Simulation of thermal and mechanical performance of laser cladded disc brake rotors

Disc brakes wear during braking events and release airborne particulates. These particle emissions are currently one of the highest contributors to non-exhaust particle emissions and introduce health hazards as well as environmental contamination. To reduce this problem, wear and corrosion-resistant disc coatings have been implemented on grey cast iron brake disc rotors by using various deposition techniques such as thermal spraying and overlay welding. High thermal gradients during braking introduce risks of flaking off and cracking of thermally sprayed coatings with adhesive bonding to the substrate.
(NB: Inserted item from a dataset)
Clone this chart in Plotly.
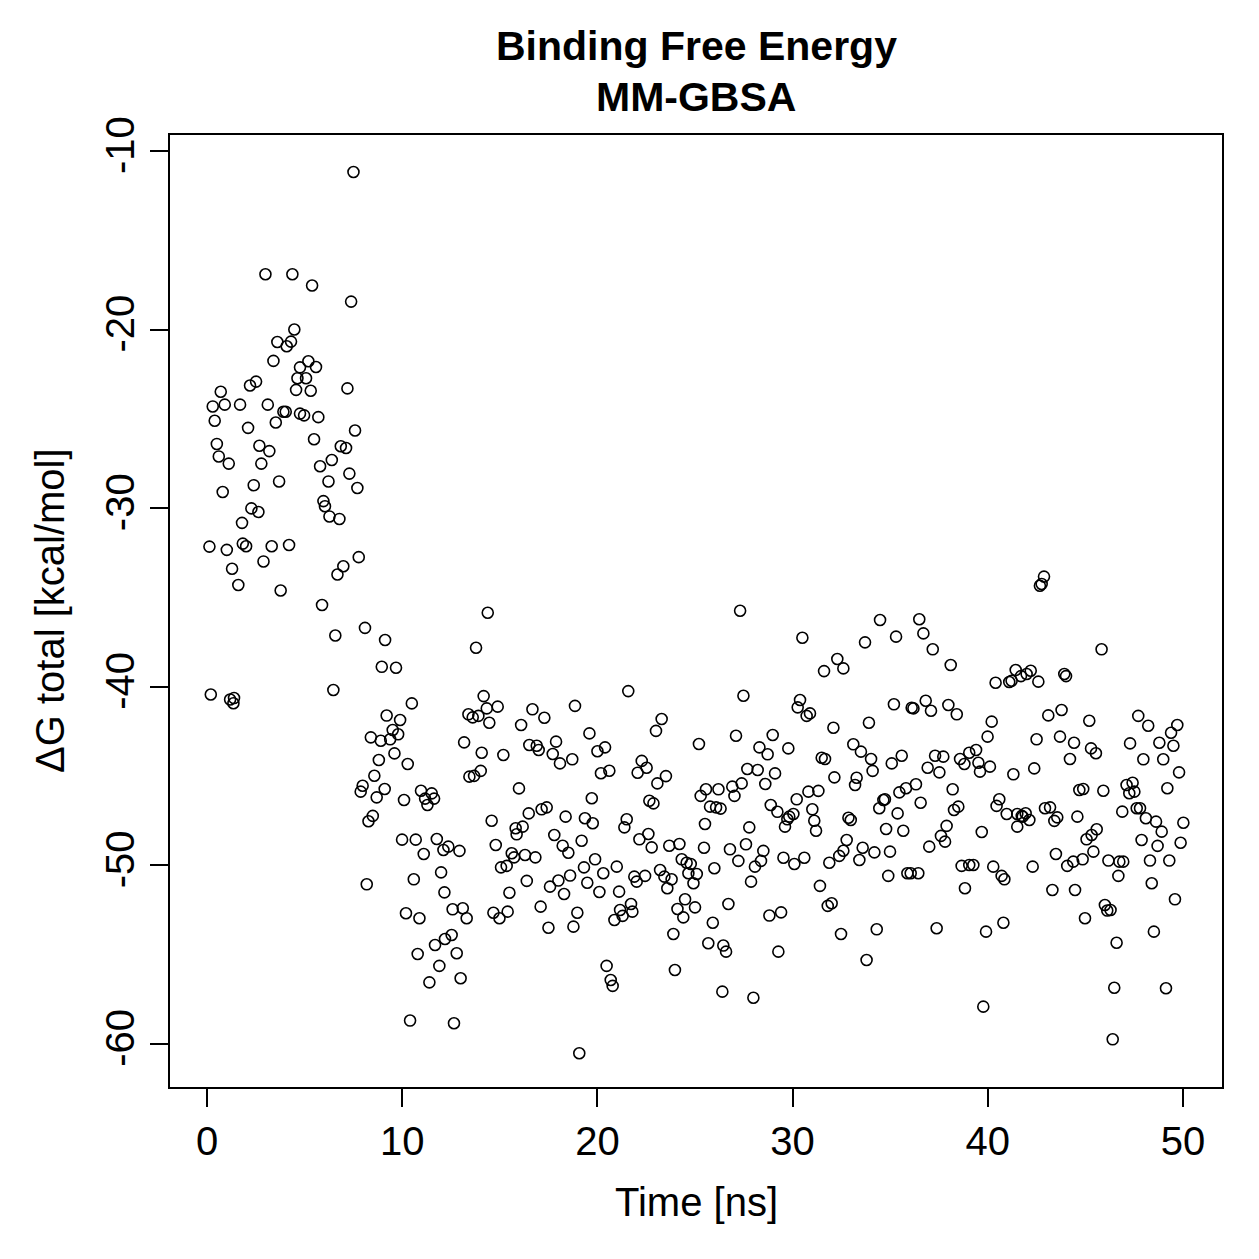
import plotly.graph_objects as go

# ---- data ----
time_ns = [
    0.12, 0.19, 0.29, 0.39, 0.50, 0.60, 0.70, 0.80, 0.905, 1.01, 1.11, 1.18, 1.28, 1.35, 1.38, 1.60, 1.69, 1.79,
    1.83, 2.00, 2.10, 2.20, 2.27, 2.39, 2.51, 2.63, 2.68, 2.78, 2.89, 2.99, 3.11, 3.19, 3.31, 3.40, 3.52, 3.60,
    3.69, 3.77, 3.91, 4.03, 4.08, 4.20, 4.30, 4.37, 4.47, 4.56, 4.63, 4.76, 4.76, 4.97, 5.07, 5.19, 5.31, 5.38,
    5.48, 5.58, 5.70, 5.79, 5.89, 5.96, 6.04, 6.22, 6.27, 6.39, 6.47, 6.57, 6.68, 6.78, 6.85, 6.98, 7.12, 7.19,
    7.29, 7.38, 7.50, 7.58, 7.70, 7.77, 7.87, 7.97, 8.09, 8.18, 8.27, 8.39, 8.49, 8.57, 8.69, 8.80, 8.90, 8.95,
    9.10, 9.12, 9.20, 9.38, 9.51, 9.60, 9.68, 9.79, 9.89, 9.99, 10.09, 10.19, 10.28, 10.40, 10.49, 10.59, 10.69,
    10.79, 10.88, 10.96, 11.10, 11.17, 11.29, 11.39, 11.51, 11.63, 11.68, 11.77, 11.90, 11.99, 12.11, 12.16,
    12.19, 12.36, 12.53, 12.58, 12.65, 12.79, 12.93, 12.99, 13.10, 13.17, 13.30, 13.39, 13.44, 13.61, 13.68,
    13.78, 13.90, 14.02, 14.07, 14.17, 14.33, 14.38, 14.46, 14.58, 14.67, 14.79, 14.89, 14.98, 15.06, 15.18,
    15.35, 15.40, 15.49, 15.61, 15.73, 15.81, 15.86, 15.98, 16.09, 16.17, 16.29, 16.38, 16.48, 16.51, 16.67,
    16.82, 16.89, 16.99, 17.09, 17.14, 17.28, 17.40, 17.49, 17.57, 17.71, 17.79, 17.88, 18.00, 18.08, 18.22,
    18.29, 18.37, 18.51, 18.60, 18.71, 18.77, 18.85, 18.97, 19.07, 19.19, 19.31, 19.36, 19.48, 19.59, 19.71,
    19.76, 19.88, 20.00, 20.10, 20.18, 20.30, 20.39, 20.47, 20.61, 20.68, 20.78, 20.87, 20.99, 21.11, 21.16,
    21.29, 21.38, 21.50, 21.58, 21.72, 21.79, 21.89, 22.01, 22.06, 22.15, 22.27, 22.44, 22.52, 22.61, 22.66,
    22.78, 22.87, 23.00, 23.07, 23.21, 23.29, 23.43, 23.51, 23.58, 23.68, 23.80, 23.89, 23.97, 24.10, 24.20,
    24.32, 24.40, 24.49, 24.57, 24.66, 24.78, 24.92, 25.00, 25.09, 25.20, 25.29, 25.46, 25.51, 25.56, 25.68,
    25.77, 25.91, 25.99, 26.08, 26.20, 26.31, 26.40, 26.45, 26.59, 26.71, 26.79, 26.91, 27.02, 27.10, 27.22,
    27.31, 27.39, 27.48, 27.61, 27.68, 27.78, 27.87, 27.99, 28.07, 28.21, 28.30, 28.38, 28.50, 28.60, 28.72,
    28.81, 28.88, 28.98, 29.10, 29.22, 29.27, 29.41, 29.53, 29.61, 29.73, 29.78, 29.83, 30.04, 30.09, 30.21,
    30.26, 30.38, 30.50, 30.60, 30.72, 30.81, 30.89, 31.01, 31.11, 31.20, 31.32, 31.40, 31.49, 31.61, 31.66,
    31.80, 31.88, 32.00, 32.09, 32.14, 32.29, 32.39, 32.48, 32.60, 32.60, 32.77, 32.86, 32.98, 33.11, 33.20,
    33.28, 33.42, 33.50, 33.59, 33.71, 33.79, 33.91, 34.02, 34.10, 34.19, 34.31, 34.44, 34.48, 34.65, 34.73,
    34.79, 34.90, 34.99, 35.08, 35.19, 35.30, 35.38, 35.47, 35.59, 35.67, 35.81, 35.88, 36.05, 36.10, 36.19,
    36.32, 36.44, 36.49, 36.56, 36.70, 36.82, 36.92, 37.00, 37.09, 37.18, 37.30, 37.38, 37.52, 37.60, 37.72,
    37.81, 37.89, 37.98, 38.10, 38.20, 38.27, 38.41, 38.49, 38.58, 38.66, 38.80, 38.83, 39.05, 39.05, 39.26,
    39.40, 39.52, 39.60, 39.69, 39.77, 39.91, 39.99, 40.11, 40.20, 40.28, 40.40, 40.45, 40.59, 40.71, 40.80,
    40.85, 40.97, 41.10, 41.22, 41.31, 41.43, 41.51, 41.51, 41.70, 41.74, 41.79, 41.94, 41.99, 42.13, 42.20,
    42.30, 42.38, 42.50, 42.59, 42.67, 42.76, 42.88, 42.93, 43.10, 43.19, 43.31, 43.41, 43.49, 43.56, 43.70,
    43.78, 43.92, 44.01, 44.07, 44.21, 44.38, 44.42, 44.47, 44.59, 44.69, 44.86, 44.89, 44.98, 45.06, 45.20,
    45.29, 45.32, 45.41, 45.54, 45.58, 45.83, 45.92, 46.00, 46.12, 46.18, 46.29, 46.40, 46.48, 46.60, 46.69,
    46.74, 46.89, 46.94, 47.11, 47.25, 47.29, 47.42, 47.51, 47.63, 47.71, 47.80, 47.88, 47.97, 48.10, 48.22,
    48.31, 48.40, 48.51, 48.62, 48.70, 48.79, 48.91, 48.99, 49.13, 49.20, 49.30, 49.39, 49.51, 49.59, 49.71,
    49.80, 49.88, 50.02,
]

dg_total = [
    -32.15, -40.43, -24.30, -25.10, -26.40, -27.10, -23.48, -29.09, -24.20, -32.33, -27.50, -40.71, -33.39, -40.92, -40.63, -34.30, -24.20, -30.82,
    -31.98, -32.13, -25.50, -23.13, -30.01, -28.71, -22.91, -30.21, -26.50, -27.50, -32.98, -16.90, -24.20, -26.80, -32.13, -21.75, -25.20, -20.69,
    -28.50, -34.61, -24.60, -24.60, -20.93, -32.06, -20.67, -16.90, -19.99, -23.37, -22.72, -22.11, -24.70, -24.80, -22.72, -21.77, -23.42, -17.53,
    -26.14, -22.09, -24.90, -27.65, -35.42, -29.60, -29.89, -28.50, -30.46, -27.30, -40.18, -37.13, -33.71, -30.60, -26.53, -33.25, -26.63, -23.29,
    -28.06, -18.43, -11.17, -25.65, -28.87, -32.74, -45.87, -45.54, -36.70, -51.06, -47.53, -42.83, -47.23, -44.98, -46.19, -44.10, -43.02, -38.88,
    -45.72, -37.38, -41.61, -42.94, -42.42, -43.73, -38.93, -42.66, -41.86, -48.56, -46.34, -52.68, -44.32, -58.69, -40.93, -50.78, -48.56,
    -54.96, -52.96, -45.82, -49.36, -46.26, -46.62, -56.55, -45.97, -46.26, -54.46, -48.52, -55.63, -50.39, -49.14, -51.51,
    -54.12, -48.95, -53.90, -52.46, -58.84, -54.92, -49.19, -56.32, -52.40, -43.11, -52.96, -41.54, -45.03, -41.71, -44.99,
    -37.81, -41.63, -44.71, -43.69, -40.52, -41.21, -35.85, -42.01, -47.50, -52.65, -48.86, -41.11, -52.96, -50.11, -43.82,
    -50.03, -52.59, -51.53, -49.32, -49.55, -47.92, -48.26, -45.69, -42.14, -47.83, -49.42, -50.87, -47.09, -43.26, -41.26,
    -49.55, -43.30, -43.54, -52.31, -46.86, -41.73, -46.75, -53.49, -51.19, -43.76, -48.30, -43.07, -50.85, -44.29, -48.90,
    -51.60, -47.27, -49.29, -50.57, -44.06, -53.43, -41.07, -52.65, -60.52, -48.62, -50.11, -47.36, -50.97, -42.61, -46.24,
    -47.64, -49.66, -43.61, -51.49, -44.84, -50.44, -43.39, -55.63, -44.70, -56.42, -56.75, -53.06, -50.07, -51.47, -52.50,
    -52.83, -47.87, -47.42, -40.24, -52.16, -52.59, -50.63, -50.91, -44.81, -48.54, -44.15, -50.59, -44.53, -48.24, -46.38,
    -48.99, -46.53, -42.47, -45.41, -50.26, -41.80, -50.63, -45.00, -51.28, -48.90, -50.78, -53.84, -55.86, -52.44, -48.80,
    -49.66, -52.91, -51.90, -49.85, -50.44, -49.92, -51.00, -52.35, -50.48, -43.20, -46.11, -49.01, -47.68, -45.74, -54.36,
    -46.71, -53.21, -50.16, -46.75, -45.74, -46.82, -57.07, -54.49, -54.83, -52.16, -49.10, -45.59, -46.11, -42.74, -49.75,
    -35.74, -45.41, -40.50, -48.82, -44.60, -47.87, -50.91, -57.41, -50.07, -44.66, -43.39, -49.75, -49.19, -45.44, -43.78,
    -52.81, -46.62, -42.70, -44.85, -47.00, -54.83, -52.63, -49.57, -47.83, -47.42, -43.45, -47.27, -47.12, -49.92, -46.30,
    -41.15, -40.74, -37.25, -49.57, -41.63, -45.87, -41.49, -46.86, -47.50, -48.06, -45.83, -51.15, -43.97, -39.12, -44.04,
    -52.27, -49.85, -52.12, -42.29, -45.07, -38.44, -49.47, -53.84, -38.97, -49.18, -48.58, -47.33, -47.46, -43.22, -45.50,
    -45.09, -49.70, -43.63, -49.01, -37.51, -55.30, -42.01, -44.04, -44.71, -49.27, -53.58, -46.80, -36.26, -46.34, -46.30,
    -47.96, -50.59, -49.23, -44.29, -40.98, -37.19, -47.09, -45.91, -43.86, -48.06, -45.68, -50.44, -50.44, -41.17, -41.21,
    -45.46, -50.44, -36.22, -46.49, -37.01, -40.78, -44.53, -48.95, -41.34, -37.90, -43.86, -53.52, -44.79, -48.35, -43.91,
    -48.67, -47.79, -41.02, -38.78, -45.74, -46.90, -41.54, -46.71, -44.04, -50.03, -44.32, -51.28, -49.98, -43.69, -49.98,
    -43.54, -44.25, -44.75, -48.13, -57.91, -53.71, -42.79, -44.47, -41.95, -50.07, -39.77, -46.67, -46.30, -50.59, -53.21,
    -50.78, -47.12, -39.73, -39.66, -44.90, -39.06, -47.12, -47.83, -39.40, -47.23, -47.27, -47.08, -39.28, -47.46, -39.10,
    -50.07, -44.57, -42.94, -39.71, -34.34, -34.24, -33.83, -46.80, -41.60, -46.75, -51.38, -47.51, -49.36, -47.31, -42.79,
    -41.30, -39.28, -39.40, -50.03, -44.04, -49.79, -43.13, -51.38, -47.27, -45.78, -49.66, -45.72, -52.96, -48.54, -41.90,
    -43.45, -48.30, -49.23, -43.72, -47.98, -37.90, -45.82, -52.22, -52.53, -49.73, -52.50, -59.74, -56.85, -54.33, -50.59,
    -49.79, -46.99, -49.79, -45.50, -45.96, -43.17, -45.37, -45.87, -46.80, -41.63, -46.80, -48.58, -44.06, -47.36, -42.18,
    -49.73, -51.00, -53.71, -47.55, -48.91, -43.13, -48.11, -44.06, -56.88, -45.68, -49.73, -42.57, -43.30, -51.90, -42.14,
    -44.79, -48.73, -47.61,
]

x_ticks = [0, 10, 20, 30, 40, 50]
y_ticks = [-10, -20, -30, -40, -50, -60]
y_tick_text = ["-10", "-20", "-30", "-40", "-50", "-60"]

title_line1 = "Binding Free Energy"
title_line2 = "MM-GBSA"
x_title = "Time [ns]"
y_title = "ΔG total [kcal/mol]"

FONT = "Liberation Sans, Arial, Helvetica, sans-serif"

fig = go.Figure()
fig.add_trace(go.Scatter(
    x=time_ns, y=dg_total, mode="markers",
    marker=dict(symbol="circle-open", size=11, color="black",
                line=dict(width=1.6, color="black")),
    showlegend=False, hoverinfo="x+y",
))

L, R, T, B = 170, 37, 135, 172
W = H = 1259
plot_w = W - L - R
plot_h = H - T - B

def py(ypix):
    return (H - B - ypix) / plot_h

def px(xpix):
    return (xpix - L) / plot_w

fig.update_layout(
    width=W, height=H,
    margin=dict(l=L, r=R, t=T, b=B, pad=0, autoexpand=False),
    paper_bgcolor="white", plot_bgcolor="white",
    font=dict(family=FONT, color="black", size=40),
    xaxis=dict(range=[-1.9, 52.0], tickvals=x_ticks, ticks="outside", ticklen=18,
               tickwidth=2.2, tickcolor="black", showline=True, linewidth=2.4,
               linecolor="black", mirror=True, showgrid=False, zeroline=False,
               tickfont=dict(size=40, family=FONT, color="black")),
    yaxis=dict(range=[-62.41, -9.10], tickvals=y_ticks, ticktext=y_tick_text,
               ticks="outside", ticklen=18, tickwidth=2.2, tickcolor="black",
               showline=True, linewidth=2.4, linecolor="black", mirror=True,
               showgrid=False, zeroline=False, tickangle=-90,
               tickfont=dict(size=40, family=FONT, color="black")),
    annotations=[
        dict(text="<b>%s</b>" % title_line1, xref="paper", yref="paper",
             x=0.5, y=py(46), xanchor="center", yanchor="middle", showarrow=False,
             font=dict(size=41, family=FONT, color="black")),
        dict(text="<b>%s</b>" % title_line2, xref="paper", yref="paper",
             x=0.5, y=py(97), xanchor="center", yanchor="middle", showarrow=False,
             font=dict(size=41, family=FONT, color="black")),
        dict(text=x_title, xref="paper", yref="paper",
             x=0.5, y=py(1202), xanchor="center", yanchor="middle", showarrow=False,
             font=dict(size=40, family=FONT, color="black")),
        dict(text=y_title, xref="paper", yref="paper", textangle=-90,
             x=px(50), y=0.5, xanchor="center", yanchor="middle", showarrow=False,
             font=dict(size=40, family=FONT, color="black")),
    ],
)

fig.write_html("out.html")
Overlay welding by laser cladding offers metallurgical bonding of the coating to the substrate and other benefits that motivate laser cladding as a candidate for the coating of the grey cast iron brake discs. This study aims to investigate the effect of laser cladding on the thermal and thermo-structural performance of the coated grey cast iron brake discs. Therefore, thermal and thermo-stress analysis with COMSOL Multiphysics 5.6 software is performed on braking events of grey cast iron brake discs as non-coated – reference and laser cladding coated with stainless steel welding consumables. The Results demonstrated that surface temperatures were more localised, overall higher in the laser cladded coating with over three times the stresses attained of reference grey cast iron discs. The output of the simulations has been compared by tests found in the literature. Laser cladding presented higher reliability and braking performance, nonetheless requiring the evaluation of its thermal impact on other system components.